* Task prompt:
Transcribe all of the records word for word, but omit the pictures.

# start of Given information

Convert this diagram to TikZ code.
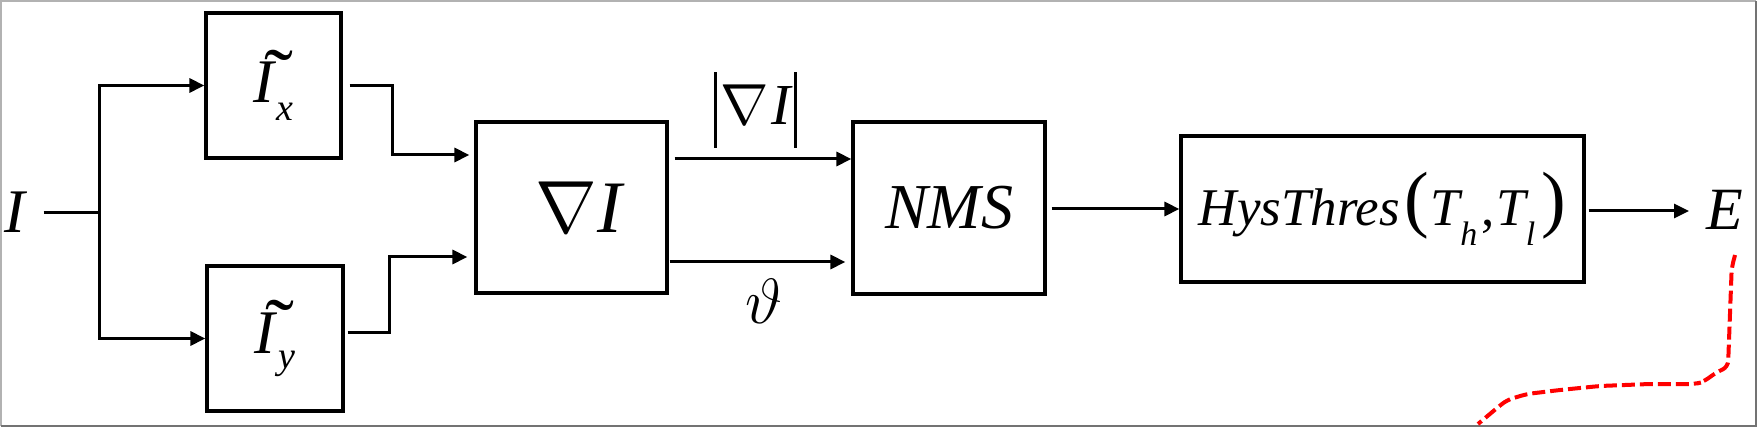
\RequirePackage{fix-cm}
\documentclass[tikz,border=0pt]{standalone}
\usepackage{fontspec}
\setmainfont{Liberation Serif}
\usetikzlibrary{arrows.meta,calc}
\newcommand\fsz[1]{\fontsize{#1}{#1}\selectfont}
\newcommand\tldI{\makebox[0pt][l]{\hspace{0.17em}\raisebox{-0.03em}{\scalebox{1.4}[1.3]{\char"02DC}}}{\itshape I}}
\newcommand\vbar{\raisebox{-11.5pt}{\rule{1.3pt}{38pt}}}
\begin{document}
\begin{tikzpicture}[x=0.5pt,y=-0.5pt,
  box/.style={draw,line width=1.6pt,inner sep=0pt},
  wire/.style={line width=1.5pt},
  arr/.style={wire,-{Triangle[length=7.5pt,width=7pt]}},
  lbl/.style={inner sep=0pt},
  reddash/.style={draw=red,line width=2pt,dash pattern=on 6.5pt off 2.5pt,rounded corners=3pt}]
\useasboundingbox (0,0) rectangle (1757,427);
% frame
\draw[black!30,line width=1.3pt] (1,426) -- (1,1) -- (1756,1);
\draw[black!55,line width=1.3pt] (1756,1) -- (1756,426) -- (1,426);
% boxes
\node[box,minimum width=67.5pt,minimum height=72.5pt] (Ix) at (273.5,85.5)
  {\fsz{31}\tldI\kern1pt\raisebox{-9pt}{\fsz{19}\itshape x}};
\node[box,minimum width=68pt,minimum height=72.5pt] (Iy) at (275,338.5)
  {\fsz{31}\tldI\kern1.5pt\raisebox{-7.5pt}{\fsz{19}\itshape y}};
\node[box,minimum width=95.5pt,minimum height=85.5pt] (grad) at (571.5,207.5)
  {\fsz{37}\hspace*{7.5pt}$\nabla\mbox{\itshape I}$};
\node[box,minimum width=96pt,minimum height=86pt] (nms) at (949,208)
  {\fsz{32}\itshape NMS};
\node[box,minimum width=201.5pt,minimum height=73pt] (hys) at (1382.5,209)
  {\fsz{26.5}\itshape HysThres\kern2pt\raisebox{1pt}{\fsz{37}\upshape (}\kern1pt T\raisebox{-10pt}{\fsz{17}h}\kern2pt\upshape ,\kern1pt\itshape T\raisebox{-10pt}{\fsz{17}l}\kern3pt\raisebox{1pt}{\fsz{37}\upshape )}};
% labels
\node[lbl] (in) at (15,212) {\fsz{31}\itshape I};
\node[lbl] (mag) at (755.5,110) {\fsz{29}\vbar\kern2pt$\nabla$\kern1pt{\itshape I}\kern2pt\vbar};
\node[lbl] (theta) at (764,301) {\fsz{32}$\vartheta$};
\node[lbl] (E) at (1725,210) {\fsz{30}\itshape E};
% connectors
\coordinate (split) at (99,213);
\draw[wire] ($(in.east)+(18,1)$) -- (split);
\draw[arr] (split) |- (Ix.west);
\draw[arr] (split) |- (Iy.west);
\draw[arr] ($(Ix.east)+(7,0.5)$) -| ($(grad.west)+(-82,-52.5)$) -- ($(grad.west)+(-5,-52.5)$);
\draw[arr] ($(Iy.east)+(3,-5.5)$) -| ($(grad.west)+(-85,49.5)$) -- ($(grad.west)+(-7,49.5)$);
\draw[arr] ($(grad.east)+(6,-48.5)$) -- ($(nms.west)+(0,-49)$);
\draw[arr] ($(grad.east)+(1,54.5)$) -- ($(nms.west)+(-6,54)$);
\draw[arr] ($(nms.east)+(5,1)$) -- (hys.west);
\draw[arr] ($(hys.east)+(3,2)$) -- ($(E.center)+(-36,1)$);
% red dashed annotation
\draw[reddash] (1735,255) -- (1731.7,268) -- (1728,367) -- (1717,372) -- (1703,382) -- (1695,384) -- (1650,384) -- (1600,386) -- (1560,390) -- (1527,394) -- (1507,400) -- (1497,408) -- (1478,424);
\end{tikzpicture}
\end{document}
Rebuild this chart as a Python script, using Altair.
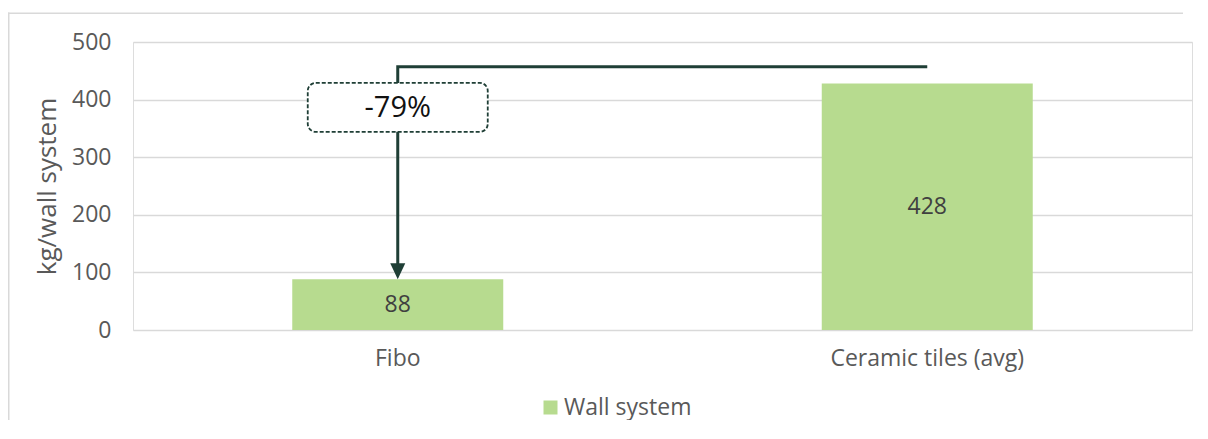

# end of Given information

* Result below:
Convert this diagram to TikZ code.
\RequirePackage{fix-cm}
\documentclass[tikz,border=0pt]{standalone}
\usepackage{fontspec}
\setmainfont{Liberation Serif}
\usetikzlibrary{arrows.meta,calc}
\newcommand\fsz[1]{\fontsize{#1}{#1}\selectfont}
\newcommand\tldI{\makebox[0pt][l]{\hspace{0.17em}\raisebox{-0.03em}{\scalebox{1.4}[1.3]{\char"02DC}}}{\itshape I}}
\newcommand\vbar{\raisebox{-11.5pt}{\rule{1.3pt}{38pt}}}
\begin{document}
\begin{tikzpicture}[x=0.5pt,y=-0.5pt,
  box/.style={draw,line width=1.6pt,inner sep=0pt},
  wire/.style={line width=1.5pt},
  arr/.style={wire,-{Triangle[length=7.5pt,width=7pt]}},
  lbl/.style={inner sep=0pt},
  reddash/.style={draw=red,line width=2pt,dash pattern=on 6.5pt off 2.5pt,rounded corners=3pt}]
\useasboundingbox (0,0) rectangle (1757,427);
% frame
\draw[black!30,line width=1.3pt] (1,426) -- (1,1) -- (1756,1);
\draw[black!55,line width=1.3pt] (1756,1) -- (1756,426) -- (1,426);
% boxes
\node[box,minimum width=67.5pt,minimum height=72.5pt] (Ix) at (273.5,85.5)
  {\fsz{31}\tldI\kern1pt\raisebox{-9pt}{\fsz{19}\itshape x}};
\node[box,minimum width=68pt,minimum height=72.5pt] (Iy) at (275,338.5)
  {\fsz{31}\tldI\kern1.5pt\raisebox{-7.5pt}{\fsz{19}\itshape y}};
\node[box,minimum width=95.5pt,minimum height=85.5pt] (grad) at (571.5,207.5)
  {\fsz{37}\hspace*{7.5pt}$\nabla\mbox{\itshape I}$};
\node[box,minimum width=96pt,minimum height=86pt] (nms) at (949,208)
  {\fsz{32}\itshape NMS};
\node[box,minimum width=201.5pt,minimum height=73pt] (hys) at (1382.5,209)
  {\fsz{26.5}\itshape HysThres\kern2pt\raisebox{1pt}{\fsz{37}\upshape (}\kern1pt T\raisebox{-10pt}{\fsz{17}h}\kern2pt\upshape ,\kern1pt\itshape T\raisebox{-10pt}{\fsz{17}l}\kern3pt\raisebox{1pt}{\fsz{37}\upshape )}};
% labels
\node[lbl] (in) at (15,212) {\fsz{31}\itshape I};
\node[lbl] (mag) at (755.5,110) {\fsz{29}\vbar\kern2pt$\nabla$\kern1pt{\itshape I}\kern2pt\vbar};
\node[lbl] (theta) at (764,301) {\fsz{32}$\vartheta$};
\node[lbl] (E) at (1725,210) {\fsz{30}\itshape E};
% connectors
\coordinate (split) at (99,213);
\draw[wire] ($(in.east)+(18,1)$) -- (split);
\draw[arr] (split) |- (Ix.west);
\draw[arr] (split) |- (Iy.west);
\draw[arr] ($(Ix.east)+(7,0.5)$) -| ($(grad.west)+(-82,-52.5)$) -- ($(grad.west)+(-5,-52.5)$);
\draw[arr] ($(Iy.east)+(3,-5.5)$) -| ($(grad.west)+(-85,49.5)$) -- ($(grad.west)+(-7,49.5)$);
\draw[arr] ($(grad.east)+(6,-48.5)$) -- ($(nms.west)+(0,-49)$);
\draw[arr] ($(grad.east)+(1,54.5)$) -- ($(nms.west)+(-6,54)$);
\draw[arr] ($(nms.east)+(5,1)$) -- (hys.west);
\draw[arr] ($(hys.east)+(3,2)$) -- ($(E.center)+(-36,1)$);
% red dashed annotation
\draw[reddash] (1735,255) -- (1731.7,268) -- (1728,367) -- (1717,372) -- (1703,382) -- (1695,384) -- (1650,384) -- (1600,386) -- (1560,390) -- (1527,394) -- (1507,400) -- (1497,408) -- (1478,424);
\end{tikzpicture}
\end{document}
Rebuild this chart as a Python script, using Altair.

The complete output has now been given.